[Gold farming](http://en.wikipedia.org/wiki/Gold_farming) in MMORPGs is a trendy topic, so there are countless superficial articles about it. This is a partial attempt to sift out the drivel, and summarise the real information. I doubt I’ll do this regularly, but maybe I’ll try to revisit it now and again.
PhD Student Ge Jin has [filmed](http://youtube.com/watch?v=ho5Yxe6UVv4) several Chinese sweatshops. It’s been discussed everywhere, most interestingly at [Terra Nova](http://terranova.blogs.com/terra_nova/2006/03/disembodiment_h.html)
PC Gamer has [refused](http://www.kansas.com/mld/kansas/business/technology/14018209.htm) to carry ads from real-world traders like IGE:
“PC Gamer’s official stance on these types of companies is that they are despicable: Not only do they brazenly break many MMOs’ End-User License Agreements (EULA), but they all too often ruin legitimate players’ fun. As a company, we have agreed to turn down what literally amounts to hundreds of thousands of dollars in annual ad revenue so that you, as a reader, can game easy knowing that we’ve got your back.”

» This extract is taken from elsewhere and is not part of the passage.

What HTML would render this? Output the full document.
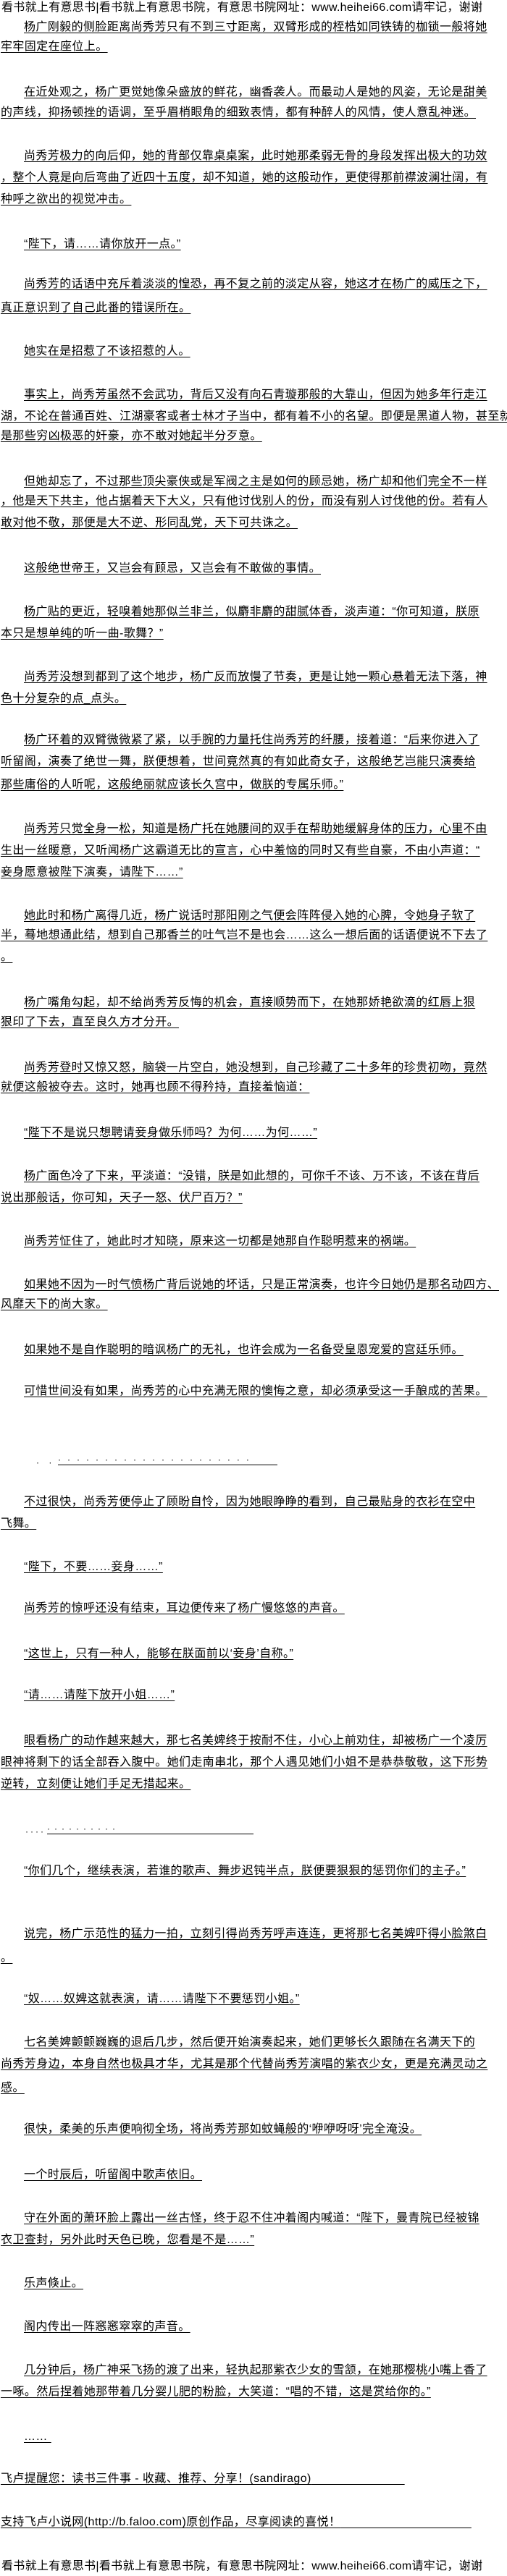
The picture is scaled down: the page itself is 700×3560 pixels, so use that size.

In Gamestudy there is an [interview](http://gamestudy.org/eblog/?p=34) with a Korean gold farmer, translated from a Korean gaming magazine. Interesting points: the confirmation that “hacking tools tuned for a specific game make it possible to handle incredibly many accounts/characters per worker”, and the discussion of how Korean shops are mostly priced out of the market. I’m not surprised; comments elsewhere have claimed that gold farmers are even being priced out of Beijing, so how they could survive in a city as expensive as Seoul is beyond me. He also says that almost all sweatshop characters are automated. I wonder how true this is beyond Lineage; presumably the mechanics of each game will determine whether it’s worth a real person running a character.